FEDERAL LABOR RELATIONS AUTHORITY

WASHINGTON, D.C.

_____

OVERSEAS FEDERATION OF TEACHERS

(Union)

and

U.S. DEPARTMENT OF DEFENSE

DEPENDENTS SCHOOLS

MEDITERRANEAN REGION

(Agency)

0-NG-2166

_____

DECISION AND ORDER ON A NEGOTIABILITY ISSUE

February 9, 1994

_____

Before Chairman McKee and Members Talkin and Armendariz.

I. Statement of the Case

This case is before the Authority on a negotiability appeal filed by the Union under section 7105(a)(2)(E) of the Federal Service Labor-Management Relations Statute (the Statute). This appeal involves the negotiability of a single provision which was disapproved by the Agency head under section 7114(c) of the Statute, and which concerns priority reassignment for certain employees. For the following reasons, we conclude that the provision is negotiable.

II. Background and Provision

In response to the Agency's decision to limit tours of duty at the Lajes Air Base Schools (Lajes) to 3 years, the Union proposed that involuntarily reassigned employees be given priority to return to Lajes. The parties requested the assistance of the Federal Service Impasses Panel, which ordered them to adopt the following provision:

Current employees who were involuntarily reassigned from the Lajes Air Base Schools at the end of School Year 1991-92 shall be given priority to return to Lajes if: (1) a vacancy occurs; (2) the Employer decides to fill the vacancy; (3) the Employer decides to fill the vacancy through a reassignment of an employee from outside of Lajes; and (4) those employees wishing to return to Lajes are fully qualified and have a current performance rating of at least fully successful.

Statement of Position at 2.

The Agency head subsequently disapproved the provision under section 7114(c) of the Statute.
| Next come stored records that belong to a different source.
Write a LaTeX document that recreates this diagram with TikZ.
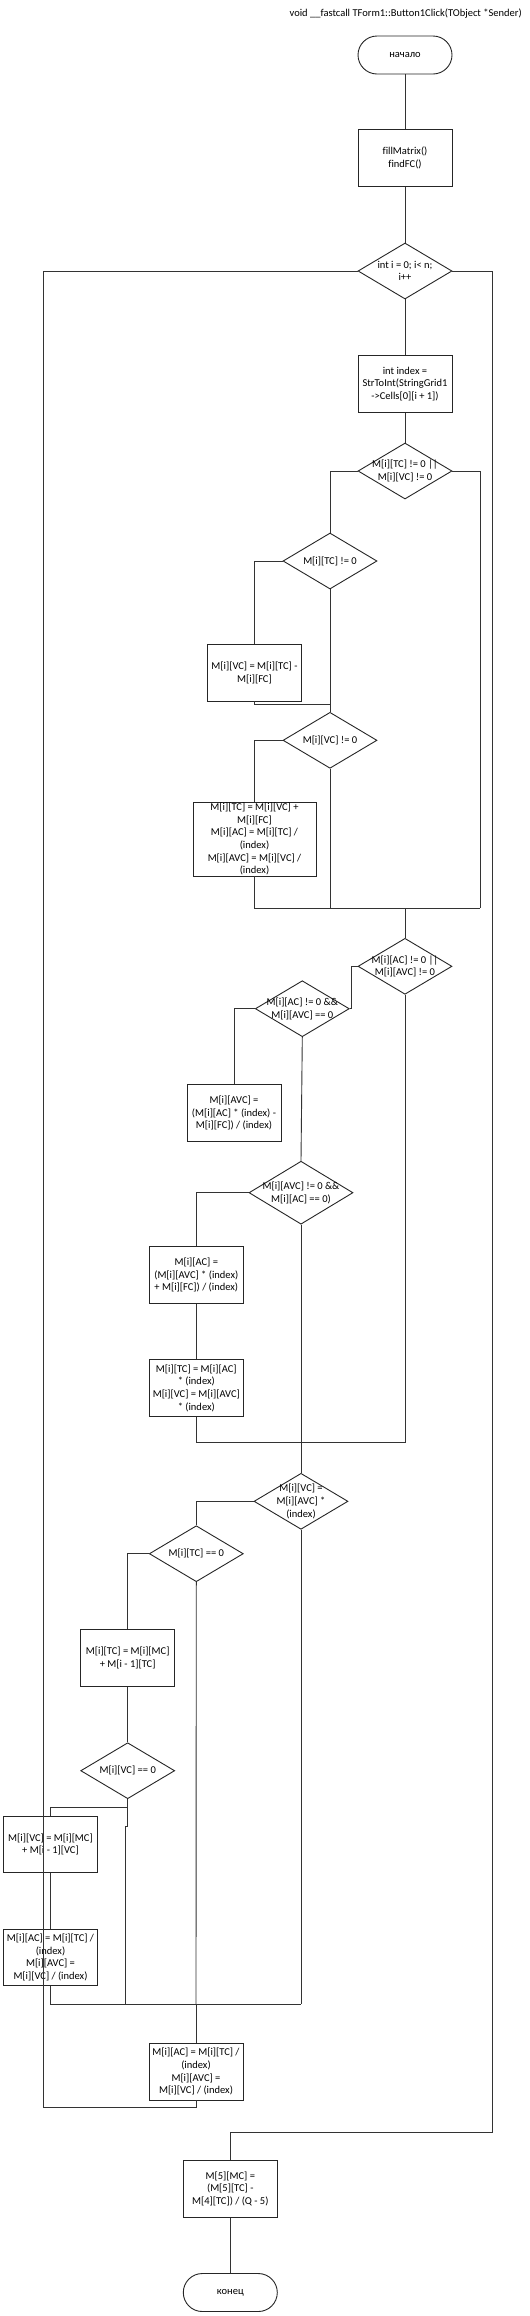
\documentclass[tikz,border=0pt]{standalone}
\usepackage{fontspec}
\setmainfont{Carlito}[Ligatures=NoCommon]
\usetikzlibrary{shapes.geometric}
\tikzset{
  lbl/.style={inner sep=0pt, align=center, font=\fontsize{10.5}{12.7}\selectfont, text=black},
  boxnode/.style={draw=black!85, line width=0.9pt, fill=white, rectangle, inner sep=0pt, minimum width=94pt, minimum height=56.5pt},
  dianode/.style={draw=black!85, line width=0.9pt, fill=white, diamond, inner sep=0pt, minimum width=94pt, minimum height=56pt},
  termnode/.style={draw=black!85, line width=0.9pt, fill=white, rectangle, rounded corners=19pt, inner sep=0pt, minimum width=94pt, minimum height=38pt},
  conn/.style={draw=black!80, line width=0.9pt}
}
\begin{document}
\begin{tikzpicture}[x=1pt,y=-1pt]
\useasboundingbox (0,0) rectangle (530,2316);

\node[lbl, anchor=east] (title) at (522,14) {void \_\_fastcall TForm1::Button1Click(TObject *Sender)};

% nodes
\node[termnode, label={[lbl]center:начало}] (start) at (405,55) {};
\node[boxnode, label={[lbl]center:{fillMatrix()\\findFC()}}] (fill) at (405,158) {};
\node[dianode, label={[lbl]center:{int i = 0; i< n;\\i++}}] (loop) at (405,271) {};
\node[boxnode, label={[lbl]center:{int index =\\StrToInt(StringGrid1\\->Cells[0][i + 1])}}] (idx) at (405,384) {};
\node[dianode, label={[lbl]center:{M[i][TC] != 0 ||\\M[i][VC] != 0}}] (d1) at (405,471) {};
\node[dianode, label={[lbl]center:{M[i][TC] != 0}}] (d2) at (330,561) {};
\node[boxnode, label={[lbl]center:{M[i][VC] = M[i][TC] -\\M[i][FC]}}] (b1) at (254.5,672.7) {};
\node[dianode, label={[lbl]center:{M[i][VC] != 0}}] (d3) at (330,740.3) {};
\node[boxnode, minimum width=123pt, minimum height=74pt, label={[lbl]center:{M[i][TC] = M[i][VC] +\\M[i][FC]\\M[i][AC] = M[i][TC] /\\(index)\\M[i][AVC] = M[i][VC] /\\(index)}}] (b2) at (254.5,839) {};
\node[dianode, label={[lbl]center:{M[i][AC] != 0 ||\\M[i][AVC] != 0}}] (d4) at (405,966.3) {};
\node[dianode, label={[lbl]center:{M[i][AC] != 0 \&\&\\M[i][AVC] == 0}}] (d5) at (302.3,1008.7) {};
\node[boxnode, label={[lbl]center:{M[i][AVC] =\\(M[i][AC] * (index) -\\M[i][FC]) / (index)}}] (b3) at (234,1113) {};
\node[dianode, minimum width=104pt, minimum height=63pt, label={[lbl]center:{M[i][AVC] != 0 \&\&\\M[i][AC] == 0)}}] (d6) at (301,1192.7) {};
\node[boxnode, label={[lbl]center:{M[i][AC] =\\(M[i][AVC] * (index)\\+ M[i][FC]) / (index)}}] (b4) at (196.3,1275) {};
\node[boxnode, label={[lbl]center:{M[i][TC] = M[i][AC]\\* (index)\\M[i][VC] = M[i][AVC]\\* (index)}}] (b5) at (196.3,1388) {};
\node[dianode, label={[lbl]center:{M[i][VC] =\\M[i][AVC] *\\(index)}}] (d7) at (301,1501.3) {};
\node[dianode, label={[lbl]center:{M[i][TC] == 0}}] (d8) at (196.3,1553.7) {};
\node[boxnode, label={[lbl]center:{M[i][TC] = M[i][MC]\\+ M[i - 1][TC]}}] (b6) at (127.7,1657.8) {};
\node[dianode, label={[lbl]center:{M[i][VC] == 0}}] (d9) at (127.7,1770.7) {};
\node[boxnode, label={[lbl]center:{M[i][VC] = M[i][MC]\\+ M[i - 1][VC]}}] (b9) at (50.5,1844.3) {};
\node[boxnode, label={[lbl]center:{M[i][AC] = M[i][TC] /\\(index)\\M[i][AVC] =\\M[i][VC] / (index)}}] (b10) at (50.5,1957.5) {};
\node[boxnode, label={[lbl]center:{M[i][AC] = M[i][TC] /\\(index)\\M[i][AVC] =\\M[i][VC] / (index)}}] (b11) at (196,2071.7) {};
\node[boxnode, label={[lbl]center:{M[5][MC] =\\(M[5][TC] -\\M[4][TC]) / (Q - 5)}}] (b12) at (230.3,2188.8) {};
\node[termnode, label={[lbl]center:конец}] (end) at (230.3,2292.5) {};

% helper coordinates
\coordinate (j0) at (330,704.7);
\coordinate (j1l) at (254.5,908);
\coordinate (j1) at (405,908);
\coordinate (j1m) at (330,908);
\coordinate (j1r) at (480,908);
\coordinate (k1) at (351.7,966.3);
\coordinate (j2) at (405,1442.7);
\coordinate (k2) at (127.7,1807.7);
\coordinate (k3) at (127.7,1826.7);
\coordinate (k4) at (125.7,1826.7);
\coordinate (k5) at (125.7,2004);
\coordinate (j3l) at (50.5,2004);
\coordinate (j3) at (196,2004);
\coordinate (j3r) at (301,2004);
\coordinate (lb) at (43,2107.3);
\coordinate (rb) at (492.6,2132.3);

% connectors
\draw[conn] (start.south) -- (fill.north);
\draw[conn] (fill.south) -- (loop.north);
\draw[conn] (loop.south) -- (idx.north);
\draw[conn] (idx.south) -- (d1.north);
\draw[conn] (d1.west) -| (d2.north);
\draw[conn] (d2.west) -| (b1.north);
\draw[conn] (b1.south) |- (j0);
\draw[conn] (d2.south) -- (d3.north);
\draw[conn] (d3.west) -| (b2.north);
\draw[conn] (b2.south) -- (j1l) -- (j1r);
\draw[conn] (d3.south) -- (j1m);
\draw[conn] (d1.east) -| (j1r);
\draw[conn] (j1) -- (d4.north);
\draw[conn] (d4.west) -- (k1) |- (d5.east);
\draw[conn] (d5.west) -| (b3.north);
\draw[conn] (d5.south) -- (d6.north);
\draw[conn] (d6.west) -| (b4.north);
\draw[conn] (b4.south) -- (b5.north);
\draw[conn] (b5.south) |- (j2);
\draw[conn] (d4.south) -- (j2);
\draw[conn] (d6.south) -- (d7.north);
\draw[conn] (d7.west) -| (d8.north);
\draw[conn] (d8.west) -| (b6.north);
\draw[conn] (b6.south) -- (d9.north);
\draw[conn] (d9.south) -- (k2) -| (b9.north);
\draw[conn] (k2) -- (k3) -- (k4) -- (k5);
\draw[conn] (b9.south) -- (b10.north);
\draw[conn] (b10.south) -- (j3l) -- (j3r);
\draw[conn] (d7.south) -- (j3r);
\draw[conn] (d8.south) -- (j3);
\draw[conn] (j3) -- (b11.north);
\draw[conn] (b11.south) |- (lb);
\draw[conn] (lb) |- (loop.west);
\draw[conn] (loop.east) -| (rb);
\draw[conn] (rb) -| (b12.north);
\draw[conn] (b12.south) -- (end.north);
\end{tikzpicture}
\end{document}
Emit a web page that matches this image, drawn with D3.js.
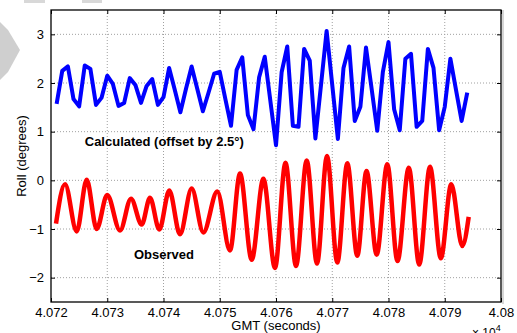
<!DOCTYPE html>
<html>
<head>
<meta charset="utf-8">
<script src="https://cdn.jsdelivr.net/npm/d3@7"></script>
<style>
  body { margin: 0; background: #fff; }
  svg { display: block; font-family: "Liberation Sans", Arial, sans-serif; }
  .tick text { font-size: 13px; fill: #000; }
</style>
</head>
<body>
<div id="chart"></div>
<script>
// calculated roll, sampled once a second (plotted with a +2.5 deg offset)
var calcTimes = [40721,40722,40723,40724,40725,40726,40727,40728,40729,40730,
  40731,40732,40733,40734,40735,40736,40737,40738,40739,40740,
  40741,40742,40743,40744,40745,40746,40747,40748,40749,40750,
  40751,40752,40753,40754,40755,40756,40757,40758,40759,40760,
  40761,40762,40763,40764,40765,40766,40767,40768,40769,40770,
  40771,40772,40773,40774,40775,40776,40777,40778,40779,40780,
  40781,40782,40783,40784,40785,40786,40787,40788,40789,40790,
  40791,40792,40793,40794];
var calcRoll = [-0.93,-0.25,-0.16,-0.83,-0.98,-0.14,-0.21,-0.95,-0.80,-0.35,
  -0.52,-0.97,-0.91,-0.40,-0.54,-0.91,-0.56,-0.42,-0.95,-0.79,
  -0.19,-0.64,-1.10,-0.62,-0.16,-0.62,-1.08,-0.70,-0.31,-0.27,
  -0.83,-1.38,-0.23,0.03,-1.16,-1.45,-0.38,0.04,-0.87,-1.78,
  -0.28,0.25,-1.38,-1.40,0.20,-0.04,-1.64,-0.54,0.57,-0.54,
  -1.65,-0.19,0.25,-1.28,-0.99,0.23,-0.62,-1.48,-0.27,0.34,
  -1.04,-1.47,0.00,0.10,-1.40,-1.28,0.20,-0.19,-1.47,-0.99,
  0.00,-0.64,-1.28,-0.70];
var calcOffset = 2.5;

// observed roll, turning points of the smooth record
var obsTimes = [40720.89,40722.49,40724.57,40726.35,40728.12,40729.99,40732.27,40734.22,
  40736.12,40737.60,40739.25,40741.03,40742.93,40745.01,40747.08,40749.56,
  40751.82,40753.60,40755.68,40757.76,40759.82,40761.69,40763.56,40765.46,
  40767.29,40769.07,40770.90,40772.68,40774.45,40776.09,40777.90,40779.78,
  40781.60,40783.61,40785.46,40787.38,40789.30,40791.16,40793.12,40794.26];
var obsRoll = [-0.89,-0.08,-1.05,0.01,-1.00,-0.30,-1.03,-0.38,
  -0.91,-0.36,-1.01,-0.21,-1.11,-0.17,-1.07,-0.23,
  -1.44,0.14,-1.63,0.03,-1.80,0.36,-1.76,0.41,
  -1.71,0.50,-1.69,0.35,-1.55,0.19,-1.53,0.33,
  -1.66,0.26,-1.73,0.28,-1.60,-0.08,-1.35,-0.75];

var xTickValues = [40720,40730,40740,40750,40760,40770,40780,40790,40800];
var xTickLabels = ["4.072","4.073","4.074","4.075","4.076","4.077","4.078","4.079","4.08"];
var yTickValues = [-2,-1,0,1,2,3];

var width = 517, height = 333;
var margin = {top: 10, right: 16, bottom: 31, left: 51};

var svg = d3.select("#chart").append("svg")
    .attr("width", width)
    .attr("height", height);

// faint scan marks in the corner of the original
svg.append("path")
    .attr("d", "M0,22 L8,30 L20,50 L8,72 L0,80 Z")
    .attr("fill", "#cfcfcf");
svg.append("rect").attr("x", 24).attr("y", 0).attr("width", 21).attr("height", 3).attr("fill", "#d8d8d8");
svg.append("rect").attr("x", 82).attr("y", 0).attr("width", 20).attr("height", 3).attr("fill", "#d8d8d8");

var x = d3.scaleLinear().domain([40720, 40800]).range([margin.left, width - margin.right]);
var y = d3.scaleLinear().domain([-2.5, 3.5]).range([height - margin.bottom, margin.top]);

var x0 = x.range()[0], x1 = x.range()[1], y0 = y.range()[0], y1 = y.range()[1];

// grid
svg.append("g").selectAll("line").data(xTickValues.slice(1, -1)).enter().append("line")
    .attr("x1", d => x(d)).attr("x2", d => x(d))
    .attr("y1", y1).attr("y2", y0)
    .attr("stroke", "#a0a0a0").attr("stroke-width", 1).attr("stroke-dasharray", "1,2");
svg.append("g").selectAll("line").data(yTickValues).enter().append("line")
    .attr("x1", x0).attr("x2", x1)
    .attr("y1", d => y(d)).attr("y2", d => y(d))
    .attr("stroke", "#a0a0a0").attr("stroke-width", 1).attr("stroke-dasharray", "1,2");

// axes, ticks pointing inward like matlab
var xAxis = d3.axisBottom(x).tickValues(xTickValues).tickSize(-4).tickPadding(6)
    .tickFormat((d, i) => xTickLabels[i]);
var yAxis = d3.axisLeft(y).tickValues(yTickValues).tickSize(-4).tickPadding(7)
    .tickFormat(d3.format("d"));

svg.append("g").attr("transform", "translate(0," + y0 + ")").call(xAxis)
    .call(g => g.select(".domain").remove());
svg.append("g").attr("transform", "translate(" + x0 + ",0)").call(yAxis)
    .call(g => g.select(".domain").remove());
svg.append("g").attr("transform", "translate(0," + y1 + ")")
    .call(d3.axisTop(x).tickValues(xTickValues).tickSize(-4).tickFormat(""))
    .call(g => g.select(".domain").remove());
svg.append("g").attr("transform", "translate(" + x1 + ",0)")
    .call(d3.axisRight(y).tickValues(yTickValues).tickSize(-4).tickFormat(""))
    .call(g => g.select(".domain").remove());

// data
var calcLine = d3.line()
    .x((d, i) => x(calcTimes[i]))
    .y(d => y(d + calcOffset));
svg.append("path")
    .datum(calcRoll)
    .attr("d", calcLine)
    .attr("fill", "none")
    .attr("stroke", "#0000ff")
    .attr("stroke-width", 4)
    .attr("stroke-linejoin", "round");

var obsLine = d3.line()
    .x((d, i) => x(obsTimes[i]))
    .y(d => y(d))
    .curve(d3.curveMonotoneX);
svg.append("path")
    .datum(obsRoll)
    .attr("d", obsLine)
    .attr("fill", "none")
    .attr("stroke", "#ff0000")
    .attr("stroke-width", 4.5)
    .attr("stroke-linejoin", "round");

// box
svg.append("rect")
    .attr("x", x0).attr("y", y1)
    .attr("width", x1 - x0).attr("height", y0 - y1)
    .attr("fill", "none").attr("stroke", "#000").attr("stroke-width", 1.3);
svg.append("line")
    .attr("x1", x1 + 2).attr("x2", x1 + 2).attr("y1", y1).attr("y2", y0 + 2)
    .attr("stroke", "#c8c8c8").attr("stroke-width", 1.5);

// annotations
svg.append("text")
    .attr("x", x(40726.0)).attr("y", y(0.70))
    .attr("font-size", "13px").attr("font-weight", "bold")
    .text("Calculated (offset by 2.5\u00b0)");
svg.append("text")
    .attr("x", x(40734.75)).attr("y", y(-1.62))
    .attr("font-size", "13px").attr("font-weight", "bold")
    .text("Observed");

// axis labels
svg.append("text")
    .attr("x", (x0 + x1) / 2).attr("y", 330)
    .attr("text-anchor", "middle").attr("font-size", "13px")
    .text("GMT (seconds)");
svg.append("text")
    .attr("transform", "translate(26," + ((y0 + y1) / 2) + ") rotate(-90)")
    .attr("text-anchor", "middle").attr("font-size", "13px")
    .text("Roll (degrees)");

var mult = svg.append("text").attr("x", 472).attr("y", 337).attr("font-size", "12px");
mult.append("tspan").text("\u00d7 10");
mult.append("tspan").attr("dy", -6).attr("font-size", "9px").text("4");
</script>
</body>
</html>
III. Positions of the Parties

A. Agency

The Agency argues that the provision interferes with its rights to assign employees and assign work under section 7106(a)(2)(A) and (B) of the Statute because, according to the Agency, the provision requires it to reassign specific employees to vacant positions at Lajes.(1) The Agency also argues that the provision does not constitute an appropriate arrangement under section 7106(b)(3) of the Statute. In this regard, the Agency contends that the provision would excessively interfere with its rights because a substantial number of employees were reassigned from Lajes at the end of the 1991-92 school year and would be entitled to priority placement under the provision. In addition, the Agency maintains that, as employees are required to be mobile as a condition of employment and are reimbursed for the costs of relocation, they are not adversely affected by involuntary reassignments away from Lajes. According to the Agency, in view of the isolated location of Lajes, a reassignment to another location would improve an employee's working conditions.(2)

B. Union

The Union argues that the provision is an appropriate arrangement under section 7106(b)(3) of the Statute. The Union claims that the Agency requires employees who have completed a 3-year tour of duty at Lajes to accept reassignment or face termination. The Union asserts that such reassignment necessitates a substantial adjustment in both the professional and personal lives of the affected employees. The Union also asserts that reassigning employees back to Lajes would benefit not only affected employees but also the Agency by providing the Agency with a group of employees who are willing to be reassigned to Lajes and who will be able to adjust to the conditions there.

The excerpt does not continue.